His 10-2 record as the starter helped lead the Ticats to the top of the East Division and a franchise-best win record. Their victory against the Edmonton Football Team in the Eastern Final sent the black and gold to the 107th Grey Cup presented by Shaw.

It was a strange spot for the 26-year-old to be in, however; succeeding while a teammate was forced out of the game due to an injury. But it was the opportunity that allowed Evans to flourish and show his team, and the rest of the CFL, exactly what he could do.

“I tell people all the time that it’s one of the weirdest things in sports because you don’t ever want to see someone go down,” said Evans. “And when someone does go down, and it’s one of your best friends on the team, then you have to step in and basically do his job. It can be a weird dynamic but I think me and Jeremiah have such a good friendship and respect for each other that it’s the job, someone’s gotta do it. There’s no love lost at all.”

As the years of watching CFL football continued, Evans found out that he was on the Hamilton Tiger-Cats negotiation list. That fact was always in the back of his mind as he finished up college and went to try his hand in the NFL.

When he was cut from the Philadelphia Eagles before the end of training camp in 2017, he decided to have his agent make a phone call.

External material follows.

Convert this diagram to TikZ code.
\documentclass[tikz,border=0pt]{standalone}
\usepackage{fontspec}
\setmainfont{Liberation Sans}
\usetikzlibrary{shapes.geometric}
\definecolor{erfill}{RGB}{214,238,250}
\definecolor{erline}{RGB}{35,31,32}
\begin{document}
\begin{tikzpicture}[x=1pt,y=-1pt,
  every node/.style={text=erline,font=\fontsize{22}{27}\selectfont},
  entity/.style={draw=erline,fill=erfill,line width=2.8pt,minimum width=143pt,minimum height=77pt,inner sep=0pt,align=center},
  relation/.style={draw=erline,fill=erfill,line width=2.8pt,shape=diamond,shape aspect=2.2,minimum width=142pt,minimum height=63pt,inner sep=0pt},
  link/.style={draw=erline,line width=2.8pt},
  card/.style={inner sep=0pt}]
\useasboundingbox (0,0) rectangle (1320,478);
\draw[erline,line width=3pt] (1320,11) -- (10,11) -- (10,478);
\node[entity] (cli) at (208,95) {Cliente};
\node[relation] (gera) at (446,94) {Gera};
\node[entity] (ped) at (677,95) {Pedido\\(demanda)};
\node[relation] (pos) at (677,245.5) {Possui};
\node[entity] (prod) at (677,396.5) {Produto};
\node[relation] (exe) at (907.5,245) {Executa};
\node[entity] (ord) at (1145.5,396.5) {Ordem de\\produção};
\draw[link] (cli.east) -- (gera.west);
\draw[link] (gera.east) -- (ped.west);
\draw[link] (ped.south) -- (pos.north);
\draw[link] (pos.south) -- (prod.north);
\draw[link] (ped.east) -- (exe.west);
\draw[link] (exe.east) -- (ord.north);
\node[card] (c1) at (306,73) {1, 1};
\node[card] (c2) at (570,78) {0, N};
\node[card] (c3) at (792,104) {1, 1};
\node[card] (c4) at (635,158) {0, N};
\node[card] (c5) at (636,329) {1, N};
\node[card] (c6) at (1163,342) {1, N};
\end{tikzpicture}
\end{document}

“I think it was right at the end of my senior year of college,” Evans said. “I think I had gotten a tweet update, or somebody tagged me on Twitter that I was on the Ticats’ neg list and then I started paying attention to it a little more. Then when it didn’t work out in Philly, I started coaching for a little bit and knew I wanted to still play. I asked Hamilton, I asked my agent, if they’d still have me come up there and kind of just went from there.”

In 2017, his first season in the Hammer, Evans started on the practice squad. He had to learn the Canadian game and the entire offence on his own.

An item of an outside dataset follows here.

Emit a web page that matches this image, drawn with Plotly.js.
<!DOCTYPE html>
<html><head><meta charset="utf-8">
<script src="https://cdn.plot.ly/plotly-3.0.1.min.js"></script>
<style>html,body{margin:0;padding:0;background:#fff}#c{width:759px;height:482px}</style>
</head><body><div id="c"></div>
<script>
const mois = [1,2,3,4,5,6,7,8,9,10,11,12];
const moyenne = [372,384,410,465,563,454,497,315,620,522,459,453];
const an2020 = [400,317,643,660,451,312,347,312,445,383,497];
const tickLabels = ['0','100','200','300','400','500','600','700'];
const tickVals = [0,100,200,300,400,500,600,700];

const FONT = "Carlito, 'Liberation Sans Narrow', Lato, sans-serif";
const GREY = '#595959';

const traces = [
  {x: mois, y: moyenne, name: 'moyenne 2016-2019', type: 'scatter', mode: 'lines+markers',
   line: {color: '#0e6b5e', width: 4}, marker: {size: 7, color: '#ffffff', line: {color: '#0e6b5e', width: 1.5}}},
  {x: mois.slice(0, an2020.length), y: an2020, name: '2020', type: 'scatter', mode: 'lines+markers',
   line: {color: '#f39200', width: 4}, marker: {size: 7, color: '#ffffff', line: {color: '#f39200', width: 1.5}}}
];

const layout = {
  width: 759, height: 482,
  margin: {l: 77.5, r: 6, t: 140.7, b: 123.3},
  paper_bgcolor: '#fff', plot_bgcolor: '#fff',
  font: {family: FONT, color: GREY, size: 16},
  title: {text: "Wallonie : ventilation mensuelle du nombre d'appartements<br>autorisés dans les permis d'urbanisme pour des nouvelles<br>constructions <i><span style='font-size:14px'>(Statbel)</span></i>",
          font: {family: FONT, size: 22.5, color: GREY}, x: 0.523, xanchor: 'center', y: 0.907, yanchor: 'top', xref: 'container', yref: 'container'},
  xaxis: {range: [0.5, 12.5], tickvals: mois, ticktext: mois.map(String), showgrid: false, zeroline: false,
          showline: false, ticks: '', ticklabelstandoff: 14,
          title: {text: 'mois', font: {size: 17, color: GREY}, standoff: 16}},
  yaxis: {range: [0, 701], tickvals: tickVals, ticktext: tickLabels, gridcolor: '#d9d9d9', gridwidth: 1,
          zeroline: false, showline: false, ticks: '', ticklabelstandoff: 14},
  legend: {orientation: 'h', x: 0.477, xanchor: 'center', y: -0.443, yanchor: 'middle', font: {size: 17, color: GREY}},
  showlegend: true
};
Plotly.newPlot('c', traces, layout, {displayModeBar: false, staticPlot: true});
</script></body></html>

“It was wild because right when I got up there, that’s when June Jones just took over as head coach and changed the whole offence and everything,” he said. “He kind of, no fault of his, but he had so much on his plate that he was basically only working with Jeremiah and those guys to get the offence ready. So I was the only scout team quarterback, basically.

“I was just figuring out the game on my own in my own practice reps. Honestly, it probably didn’t go very well for me so I’m glad they kept me around. It was nuts because I had just came up from the Eagles, had never, ever played CFL at all and was thrown right in the fire against our number one defence every week. It was a good way to figure out pretty quickly if I was going to be able to do this.”

It took a while for Evans to start to feel comfortable with the nuances of the game and the offence that head coach June Jones was implementing. To learn things quicker, Evans would show up to Tim Hortons Field at six a.m. to start working with receivers coach Jarryd Baines. They would watch film as Evans tried to soak up as much information as possible before they both started their days.

“Then I’d stay after practice and then all of a sudden I started completing more balls at practice and was actually scoring on our defence when the plays are designed not to be scored on in practice,” said Evans. “When that was happening I was like, ‘okay, maybe I’ll be able to do this.’ Then I think June started noticing that things like that were starting to happen too and kinda getting me a rep here and there. Then I just ran with it.”

Now Evans is ready for the next season ahead of him. Assuming Jeremiah Masoli is healthy enough to play, there will likely be a battle in training camp for who starts on opening day.

And to think, it all started from catching a game on TV all those years ago.

“I always thought (playing in the CFL) was something cool that hopefully I’d get to do one of these days and now I’m doing it,” said Evans. “And I’m ready for this season so I can keep on doing it. It’s kind of a weird, small world how somebody in Texas watches CFL.”